Jesus is condemned unjustly;
We continue to condemn people unjustly today.
People are condemned because of the colour of their skin,
their gender, their beliefs, because they are born with a disability,
because they don’t conform to our way of thinking,
the list is endless.
There are also the people who have been justly condemned, who have been found guilty, served their sentence and asked for forgiveness.
Does our society really forgive;
really believe that people can change
or do we continue to condemn them over and over again?

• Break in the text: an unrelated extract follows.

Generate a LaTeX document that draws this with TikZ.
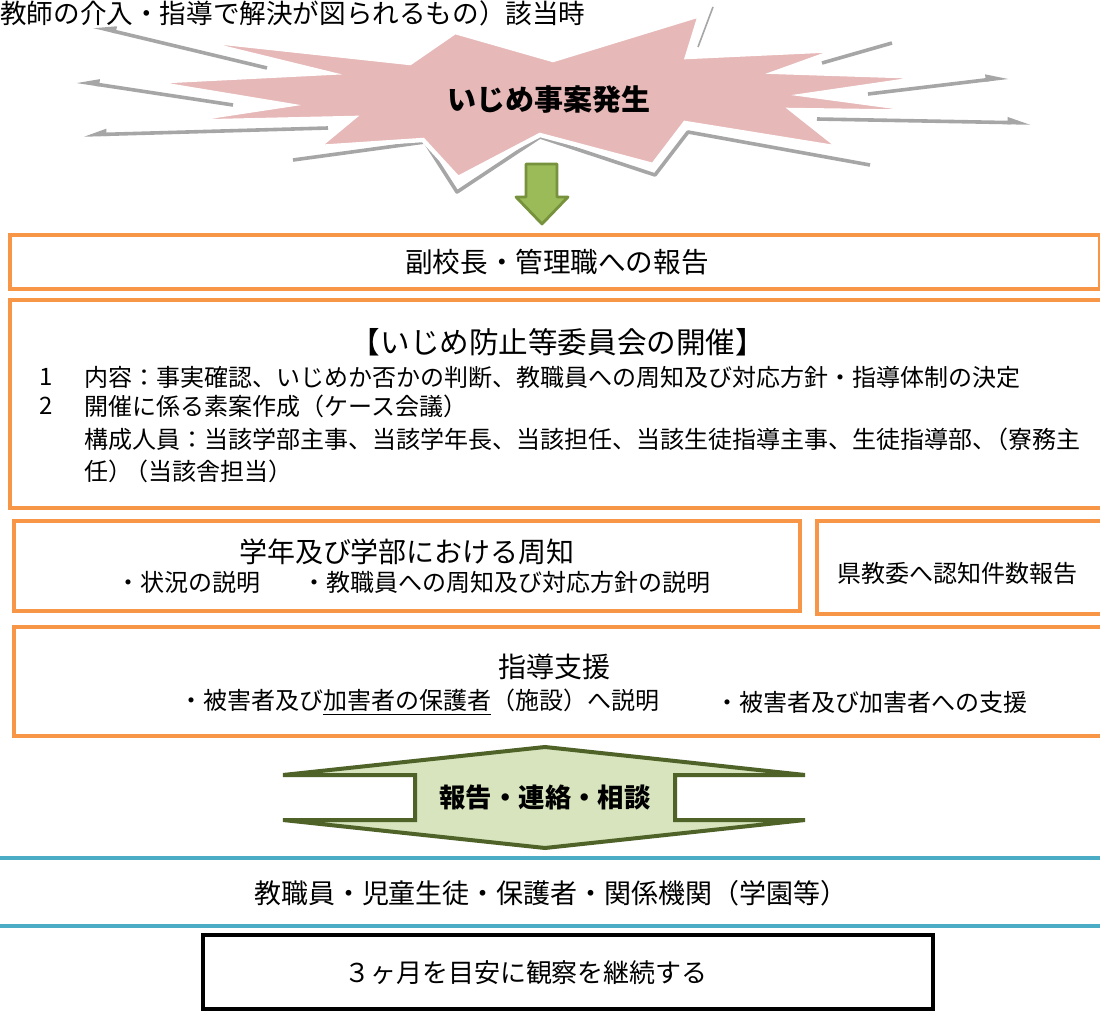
\documentclass[tikz,border=0pt]{standalone}
\usepackage{fontspec}
\setmainfont{Noto Sans CJK JP}
\usetikzlibrary{arrows.meta}
\definecolor{boxorange}{HTML}{F79646}
\definecolor{starpink}{HTML}{E6B8B7}
\definecolor{shadowgray}{HTML}{A6A6A6}
\definecolor{arrowgreen}{HTML}{9BBB59}
\definecolor{arrowedge}{HTML}{76923C}
\definecolor{talkfill}{HTML}{D7E4BD}
\definecolor{talkedge}{HTML}{4F6228}
\definecolor{bandblue}{HTML}{4BACC6}
\newcommand{\fsz}[1]{\fontsize{#1}{#1}\selectfont}

\begin{document}
\begin{tikzpicture}[x=0.5pt, y=-0.5pt,
	obox/.style={draw=boxorange, line width=2pt},
	txt/.style={inner sep=0pt, font=\fsz{12}},
	ttl/.style={inner sep=0pt, font=\fsz{14}},
	ray/.style={draw=shadowgray, line width=1.8pt},
	barbL/.style={-{Triangle[harpoon, swap, length=9pt, width=5pt]}},
	barbR/.style={-{Triangle[harpoon, length=9pt, width=5pt]}},
	band/.style={draw=bandblue, line width=2pt}]
	
		\newcommand{\Wpic}{1100}
		\newcommand{\Hpic}{1011}
		\newcommand{\xR}{1104}
		\newcommand{\xT}{84}
		\newcommand{\xN}{39}
		\useasboundingbox (0,0) rectangle (\Wpic,\Hpic);
		\fill[white] (0,0) rectangle (\Wpic,\Hpic);
		
		\node[inner sep=0pt, anchor=west, font=\fsz{13.3}] (note) at (0,13) {教師の介入・指導で解決が図られるもの）該当時};
		
		% shadow of the star
		\draw[ray, barbL] (267,68) -- (92,26);
		\draw[ray, barbL] (233,105) -- (75,81);
		\draw[ray, barbL] (328,128) -- (82,135);
		\draw[ray, line join=round] (293,160) -- (425,142) -- (457,192) -- (540,137) -- (655,175) -- (688,132) -- (870,165);
		\draw[shadowgray, line width=0.8pt] (698,47) -- (713,7);
		\draw[ray] (822,63) -- (892,43);
		\draw[ray, barbR] (868,94) -- (1010,77);
		\draw[ray, barbR] (817,119) -- (1032,123);
		
	\filldraw[fill=starpink, draw=white, line width=2.2pt, line join=miter] (188,39) -- (410,63) -- (455,32) -- (553,60) -- (700,15) -- (687,57) -- (838,50) -- (777,72) -- (930,77) -- (807,95) -- (933,112) -- (792,110) -- (840,148) -- (685,123) -- (653,165) -- (540,135) -- (458,178) -- (423,140) -- (318,147) -- (353,118) -- (175,122) -- (287,105) -- (148,82) -- (327,73) -- cycle;
	\node[inner sep=0pt, font=\fsz{14.5}\bfseries] (outbreak) at (549,100) {いじめ事案発生};
	
	\filldraw[fill=arrowgreen, draw=arrowedge, line width=1.4pt, line join=round] (526,164) -- (557,164) -- (557,197) -- (568,197) -- (542,224) -- (516,197) -- (526,197) -- cycle;
	
	\draw[obox] (10,235) rectangle (1100,289);
	\node[inner sep=0pt, font=\fsz{13.8}] (report) at (557,262) {副校長・管理職への報告};
	
	\draw[obox] (10,300) rectangle (\xR,508);
	\node[inner sep=0pt, font=\fsz{14.8}] (committee) at (558,342) {【いじめ防止等委員会の開催】};
	\node[txt, anchor=west] (num1) at (\xN,377) {1};
	\node[txt, anchor=west] (item1) at (\xT,377) {内容：事実確認、いじめか否かの判断、教職員への周知及び対応方針・指導体制の決定};
	\node[txt, anchor=west] (num2) at (\xN,406) {2};
	\node[txt, anchor=west] (item2) at (\xT,406) {開催に係る素案作成（ケース会議）};
	\node[txt, anchor=west] (item3) at (\xT,439) {構成人員：当該学部主事、当該学年長、当該担任、当該生徒指導主事、生徒指導部、\kern-6pt（寮務主};
	\node[txt, anchor=west] (item4) at (\xT,471) {任）\kern-4pt（当該舎担当）};
	
	\draw[obox] (14,521) rectangle (800,611);
	\node[ttl] (notice) at (407,552) {学年及び学部における周知};
	\node[txt, anchor=west] (notice1) at (116,582) {・状況の説明};
	\node[txt, anchor=west] (notice2) at (302,582) {・教職員への周知及び対応方針の説明};
	
	\draw[obox] (817,521) rectangle (\xR,614);
	\node[txt] (prefecture) at (957,573) {県教委へ認知件数報告};
	
	\draw[obox] (14,627) rectangle (\xR,736);
	\node[ttl] (support) at (554,667) {指導支援};
	\node[txt, anchor=west] (support1) at (179,702) {・被害者及び\underline{加害者の保護者}（施設）へ説明};
	\node[txt, anchor=west] (support2) at (715,702) {・被害者及び加害者への支援};
	
	\filldraw[fill=talkfill, draw=talkedge, line width=2pt] (545,747) -- (805,775) -- (675,775) -- (675,820) -- (805,820) -- (545,848) -- (283,820) -- (415,820) -- (415,775) -- (283,775) -- cycle;
	\node[inner sep=0pt, font=\fsz{13.2}\bfseries] (talk) at (545,797) {報告・連絡・相談};
	
	\draw[band] (0,858) -- (\Wpic,858);
	\draw[band] (0,926) -- (\Wpic,926);
	\node[inner sep=0pt, font=\fsz{13.5}] (parties) at (551,893) {教職員・児童生徒・保護者・関係機関（学園等）};
	
	\draw[line width=2pt] (203,935) rectangle (933,1009);
	\node[inner sep=0pt, font=\fsz{13}] (watch) at (526,973) {３ヶ月を目安に観察を継続する};
	
\end{tikzpicture}
\end{document}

Hand washing is a complex metaphor at the moment. Pilate’s dramatic ritual abdication of responsibility for his actions invites scrutiny, but we can only speculate. His state of mind at that time had no deeper motivation than fear for his own job security. Meanwhile, hand washing is more present in our consciousness than ever before, and our motivations are clear: thorough, consistent cleansing of our hands may save our lives and the lives of those around us. For Pilate, his only concern was saving his own life!
It’s easy to get caught up in assigning blame or casting people in the role of hero or villain. People should be held accountable, yes. But we shouldn’t lose track of the fact that an innocent man stood nearby to Pilate, condemned by him and others to death, and that people are in similarly-precarious and life-threatening situations all around us today.
May we have wisdom and clarity of vision to see to the core of each situation, and respond with generous, compassionate hearts.
Jesus, you know what it means to stand alone
in front of those who reject you and don’t understand you.
Forgive our unjust condemnation;
and when we feel that we can’t make a difference,
help us to keep going, and to share your love.
Give us the grace to see,
and love you in all people,
both innocent and guilty.
Change our hearts that we may see with new eyes
those we might otherwise condemn.
We adore you, O Christ, and we praise you;
Because by your Holy Cross you have redeemed the world.